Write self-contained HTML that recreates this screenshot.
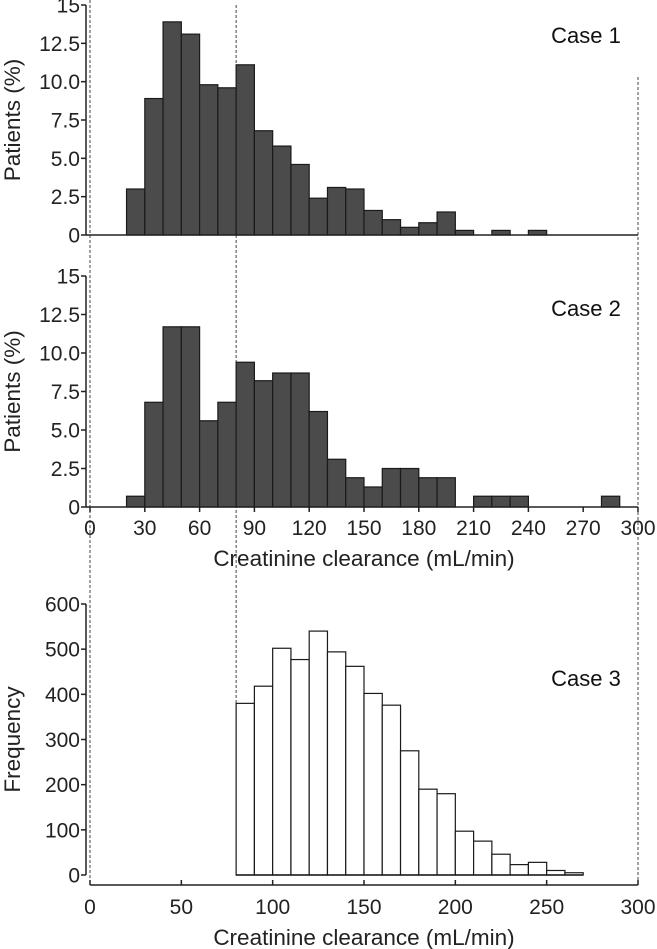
<!DOCTYPE html>
<html><head><meta charset="utf-8"><style>
body{margin:0;background:#fff}
svg{display:block;font-family:"Liberation Sans",Arial,sans-serif}
</style></head><body>
<svg id="chart" width="657" height="949" viewBox="0 0 657 949" xmlns="http://www.w3.org/2000/svg"></svg>
<script>
const binStart = 0;
const binWidth = 10;
const case1Values = [0,0,3.0,8.9,13.9,13.1,9.8,9.6,11.1,6.8,5.8,4.6,2.4,3.1,3.0,1.6,1.0,0.5,0.8,1.5,0.3,0,0.3,0,0.3];
const case2Values = [0,0,0.7,6.8,11.7,11.7,5.6,6.8,9.4,8.2,8.7,8.7,6.2,3.1,1.9,1.3,2.5,2.5,1.9,1.9,0,0.7,0.7,0.7,0,0,0,0,0.7];
const case3Values = [0,0,0,0,0,0,0,0,380,418,502,477,540,494,462,402,376,275,190,180,97,75,46,23,28,10,5];
const pctTicks = [0,2.5,5.0,7.5,10.0,12.5,15];
const pctTickLabels = ["0","2.5","5.0","7.5","10.0","12.5","15"];
const freqTicks = [0,100,200,300,400,500,600];
const xTicks2 = [0,30,60,90,120,150,180,210,240,270,300];
const xTicks3 = [0,50,100,150,200,250,300];
const refLines = [0,80,300];

const svg = document.getElementById('chart');
const NS = 'http://www.w3.org/2000/svg';
function mk(tag, attrs, parent){const e=document.createElementNS(NS,tag);for(const k in attrs)e.setAttribute(k,attrs[k]);(parent||svg).appendChild(e);return e;}
const X = v => 90 + v*(548/300);
const AXC = '#222';
const TF = 21, TT = 22.5;

const refTop = [0,5,77];
refLines.forEach((v,i)=>{
  const l = mk('line',{x1:X(v),x2:X(v),y1:refTop[i],y2:(v===80?875:885),stroke:'#444','stroke-width':1,'stroke-dasharray':'3,2'});
  
  
});

function panel(name, vals, yMax, yTop, yBot, ticks, tickLabels, fill, title, caseLabel, caseY){
  const g = mk('g',{});
  
  
  const Y = v => yBot - v*(yBot-yTop)/yMax;
  vals.forEach((v,i)=>{
    if(v<=0) return;
    const x0 = X(binStart+i*binWidth), x1 = X(binStart+(i+1)*binWidth);
    const r = mk('rect',{x:x0,y:Y(v),width:x1-x0,height:Y(0)-Y(v),fill:fill,stroke:'#1a1a1a','stroke-width':1.2},g);
    
    
  });
  const ya = mk('line',{x1:86,x2:86,y1:yTop,y2:yBot,stroke:AXC,'stroke-width':1.5},g);
  
  
  ticks.forEach((t,i)=>{
    mk('line',{x1:81,x2:86,y1:Y(t),y2:Y(t),stroke:AXC,'stroke-width':1.5},g);
    const tx = mk('text',{x:80,y:Y(t)+7.5,'text-anchor':'end','font-size':TF,fill:'#222'},g);
    tx.textContent = tickLabels[i];
    
    
  });
  const yt = mk('text',{x:0,y:0,'text-anchor':'middle','font-size':TT,fill:'#222',transform:`translate(20,${(yTop+yBot)/2}) rotate(-90)`},g);
  yt.textContent = title;
  
  
  const cl = mk('text',{x:586,y:caseY+8,'text-anchor':'middle','font-size':22,fill:'#111'},g);
  cl.textContent = caseLabel;
  
  
  return Y;
}

panel('case1-panel', case1Values, 15, 5, 235, pctTicks, pctTickLabels, '#4b4b4b', 'Patients (%)', 'Case 1', 35);
const xa1 = mk('line',{x1:86,x2:638,y1:235,y2:235,stroke:AXC,'stroke-width':1.5});



panel('case2-panel', case2Values, 15, 276, 507, pctTicks, pctTickLabels, '#4b4b4b', 'Patients (%)', 'Case 2', 308);
const xa2 = mk('line',{x1:86,x2:638,y1:507,y2:507,stroke:AXC,'stroke-width':1.5});


xTicks2.forEach(t=>{
  mk('line',{x1:X(t),x2:X(t),y1:507,y2:512,stroke:AXC,'stroke-width':1.5});
  const tx = mk('text',{x:X(t),y:535,'text-anchor':'middle','font-size':TF,fill:'#222'});
  tx.textContent = t;
  
  
});
const xt2 = mk('text',{x:X(150),y:566,'text-anchor':'middle','font-size':TT,fill:'#222'});
xt2.textContent = 'Creatinine clearance (mL/min)';



const Y3 = panel('case3-panel', case3Values, 600, 604, 875, freqTicks, freqTicks.map(String), '#fff', 'Frequency', 'Case 3', 678);
const first3 = case3Values.findIndex(v=>v>0);
let last3 = case3Values.length-1; while(case3Values[last3]<=0) last3--;
const bl = mk('line',{x1:X(first3*binWidth),x2:X((last3+1)*binWidth),y1:Y3(0),y2:Y3(0),stroke:'#1a1a1a','stroke-width':1.5});


const xa3 = mk('line',{x1:90,x2:638,y1:885,y2:885,stroke:AXC,'stroke-width':1.5});


xTicks3.forEach(t=>{
  mk('line',{x1:X(t),x2:X(t),y1:880,y2:885,stroke:AXC,'stroke-width':1.5});
  const tx = mk('text',{x:X(t),y:914,'text-anchor':'middle','font-size':TF,fill:'#222'});
  tx.textContent = t;
  
  
});
const xt3 = mk('text',{x:X(150),y:945,'text-anchor':'middle','font-size':TT,fill:'#222'});
xt3.textContent = 'Creatinine clearance (mL/min)';


</script>
</body></html>
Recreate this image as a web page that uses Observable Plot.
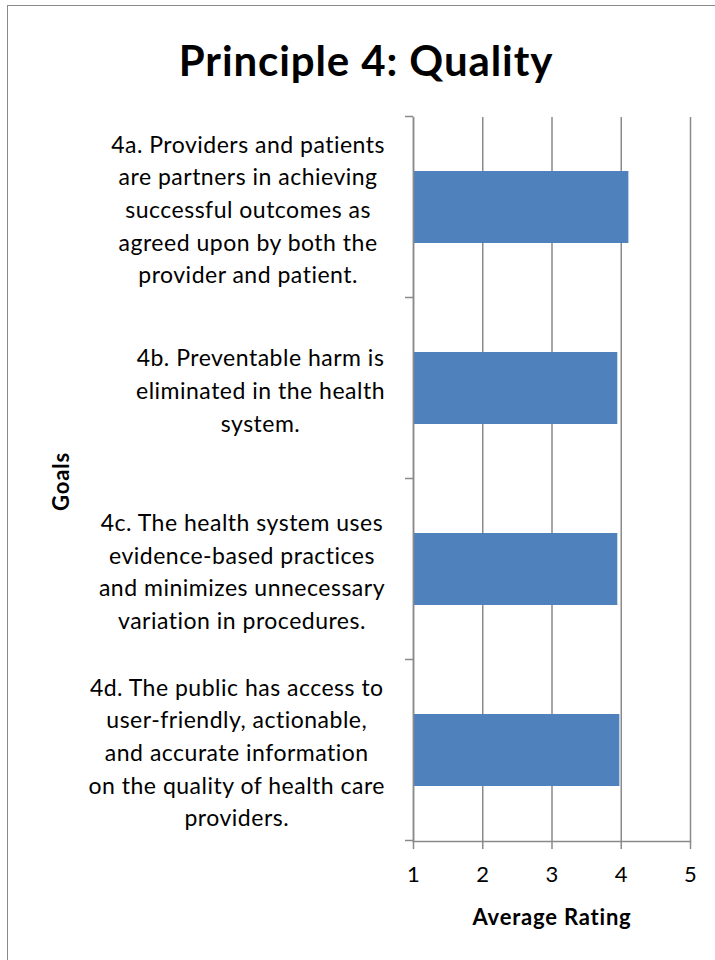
<!DOCTYPE html>
<html>
<head>
<meta charset="utf-8">
<script src="https://cdn.jsdelivr.net/npm/d3@7"></script>
<script src="https://cdn.jsdelivr.net/npm/@observablehq/plot@0.6"></script>
<style>
  html, body { margin: 0; padding: 0; background: #fff; }
  body { width: 715px; height: 960px; position: relative; overflow: hidden; font-family: Lato, "Open Sans", sans-serif; font-variant-ligatures: none; }
  #frame { position: absolute; left: 7px; top: 5px; width: 760px; height: 1000px; border-top: 1.5px solid #8a8a8a; border-left: 1.5px solid #8a8a8a; box-sizing: border-box; }
  #title { position: absolute; left: 0; top: 32px; width: 732px; text-align: center; font-weight: 700; font-size: 42px; letter-spacing: 0.9px; line-height: 56px; color: #000; }
  #chart { position: absolute; left: 0; top: 100px; }
  #chart svg text { font-variant-ligatures: none; }
  #chart [aria-label="y-axis tick label"] text { letter-spacing: 0.5px; }
  #chart [aria-label="x-axis tick label"] text { letter-spacing: 0.3px; }
  #chart [aria-label="text"] text { letter-spacing: 0.8px; }
</style>
</head>
<body>
<div id="frame"></div>
<div id="title">Principle 4: Quality</div>
<div id="chart"></div>
<script>
const goals = [
  "4a. Providers and patients\nare partners in achieving\nsuccessful outcomes as\nagreed upon by both the\nprovider and patient.",
  "4b. Preventable harm is\neliminated in the health\nsystem.",
  "4c. The health system uses\nevidence-based practices\nand minimizes unnecessary\nvariation in procedures.",
  "4d. The public has access to\nuser-friendly, actionable,\nand accurate information\non the quality of health care\nproviders."
];
const ratings = [4.11, 3.95, 3.95, 3.98];
const xTicks = [1, 2, 3, 4, 5];
const xDomain = [1, 5];

const data = goals.map((g, i) => ({goal: g, rating: ratings[i]}));

const chart = Plot.plot({
  width: 715,
  height: 860,
  marginTop: 17,
  marginLeft: 413,
  marginRight: 25,
  marginBottom: 119,
  style: {fontFamily: "Lato, 'Open Sans', sans-serif", fontSize: "23px", color: "#000", background: "transparent", overflow: "visible"},
  x: {domain: xDomain, ticks: xTicks, label: null},
  y: {domain: goals, paddingInner: 0.6, paddingOuter: 0.3, label: null},
  marks: [
    Plot.gridX(xTicks, {stroke: "#8a8a8a", strokeOpacity: 1, strokeWidth: 1.5}),
    Plot.barX(data, {x1: () => xDomain[0], x2: "rating", y: "goal", fill: "#4F81BD", inset: 0}),
    Plot.axisX(xTicks, {tickSize: 8, tickPadding: 17, stroke: "#8a8a8a", strokeWidth: 1.5, fontSize: 22, label: null, tickFormat: d => String(d)}),
    Plot.axisY({tickSize: 0, tickPadding: 28, fontSize: 23, lineHeight: 1.42, textAnchor: "middle", label: null}),
    Plot.frame({anchor: "left", stroke: "#8a8a8a", strokeWidth: 1.5}),
    Plot.frame({anchor: "bottom", stroke: "#8a8a8a", strokeWidth: 1.5}),
    Plot.text(["Average Rating"], {frameAnchor: "bottom", textAnchor: "middle", lineAnchor: "middle", dy: 76, fontWeight: "bold", fontSize: 22}),
    Plot.text(["Goals"], {frameAnchor: "left", textAnchor: "middle", rotate: -90, dx: -352, dy: 2, fontWeight: "bold", fontSize: 22})
  ]
});
document.getElementById("chart").appendChild(chart);

// Right-align each label block (lines centered within the block) to the left of the axis
const labelRight = 385;
d3.select(chart).selectAll('[aria-label="y-axis tick label"] text').each(function() {
  const bb = this.getBBox();
  const ctm = this.getCTM();
  const right = ctm.a * (bb.x + bb.width) + ctm.e;
  const shift = labelRight - right;
  const t = this.getAttribute("transform") || "";
  this.setAttribute("transform", `translate(${shift},0) ${t}`);
});

// Tick marks on the y axis at band boundaries, from the library's y scale
const ys = chart.scale("y");
const xs = chart.scale("x");
const gap = (ys.step - ys.bandwidth) / 2;
const bounds = goals.map(g => ys.apply(g) - gap).concat([ys.apply(goals[goals.length - 1]) + ys.bandwidth + gap]);
const x0 = xs.apply(xDomain[0]);
d3.select(chart).append("g").attr("aria-label", "y-ticks")
  .selectAll("line").data(bounds).join("line")
  .attr("x1", x0 - 8).attr("x2", x0).attr("y1", d => d).attr("y2", d => d)
  .attr("stroke", "#8a8a8a").attr("stroke-width", 1.5);
</script>
</body>
</html>
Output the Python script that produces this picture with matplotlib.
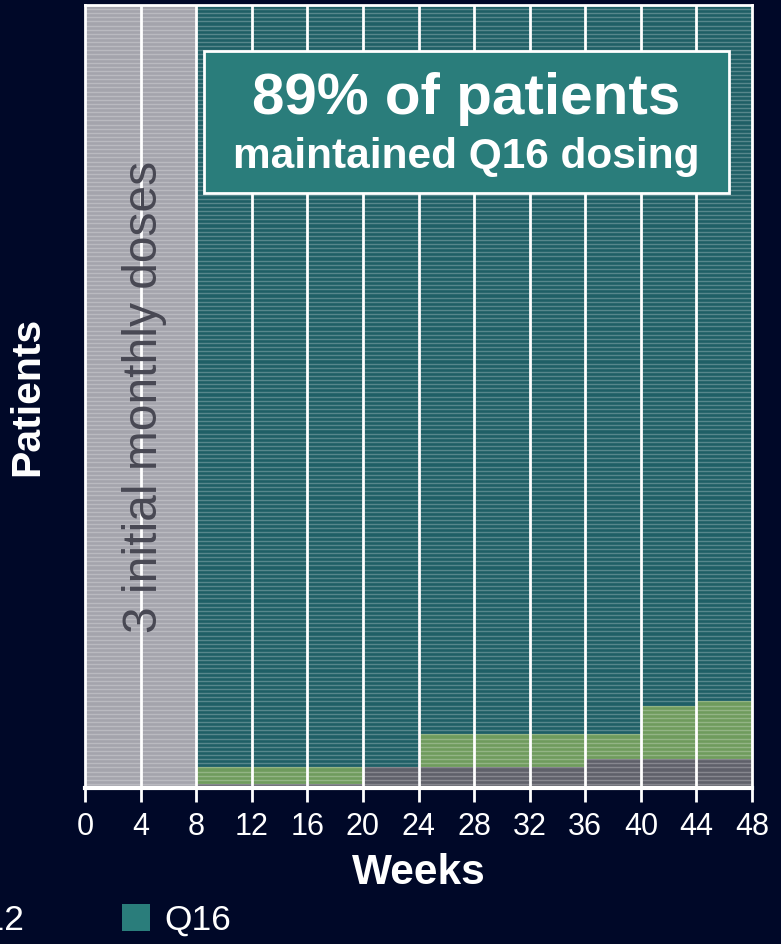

= = =

▸ **Task goal**
Please quote only the span of lines whose first line contains "Recreate this image" and whose last line contains "const data = goals.map((g, i)", leaving every picture out.

▸ **Result**
Recreate this image as a web page that uses Observable Plot.
<!DOCTYPE html>
<html>
<head>
<meta charset="utf-8">
<script src="https://cdn.jsdelivr.net/npm/d3@7"></script>
<script src="https://cdn.jsdelivr.net/npm/@observablehq/plot@0.6"></script>
<style>
  html, body { margin: 0; padding: 0; background: #fff; }
  body { width: 715px; height: 960px; position: relative; overflow: hidden; font-family: Lato, "Open Sans", sans-serif; font-variant-ligatures: none; }
  #frame { position: absolute; left: 7px; top: 5px; width: 760px; height: 1000px; border-top: 1.5px solid #8a8a8a; border-left: 1.5px solid #8a8a8a; box-sizing: border-box; }
  #title { position: absolute; left: 0; top: 32px; width: 732px; text-align: center; font-weight: 700; font-size: 42px; letter-spacing: 0.9px; line-height: 56px; color: #000; }
  #chart { position: absolute; left: 0; top: 100px; }
  #chart svg text { font-variant-ligatures: none; }
  #chart [aria-label="y-axis tick label"] text { letter-spacing: 0.5px; }
  #chart [aria-label="x-axis tick label"] text { letter-spacing: 0.3px; }
  #chart [aria-label="text"] text { letter-spacing: 0.8px; }
</style>
</head>
<body>
<div id="frame"></div>
<div id="title">Principle 4: Quality</div>
<div id="chart"></div>
<script>
const goals = [
  "4a. Providers and patients\nare partners in achieving\nsuccessful outcomes as\nagreed upon by both the\nprovider and patient.",
  "4b. Preventable harm is\neliminated in the health\nsystem.",
  "4c. The health system uses\nevidence-based practices\nand minimizes unnecessary\nvariation in procedures.",
  "4d. The public has access to\nuser-friendly, actionable,\nand accurate information\non the quality of health care\nproviders."
];
const ratings = [4.11, 3.95, 3.95, 3.98];
const xTicks = [1, 2, 3, 4, 5];
const xDomain = [1, 5];

const data = goals.map((g, i) => ({goal: g, rating: ratings[i]}));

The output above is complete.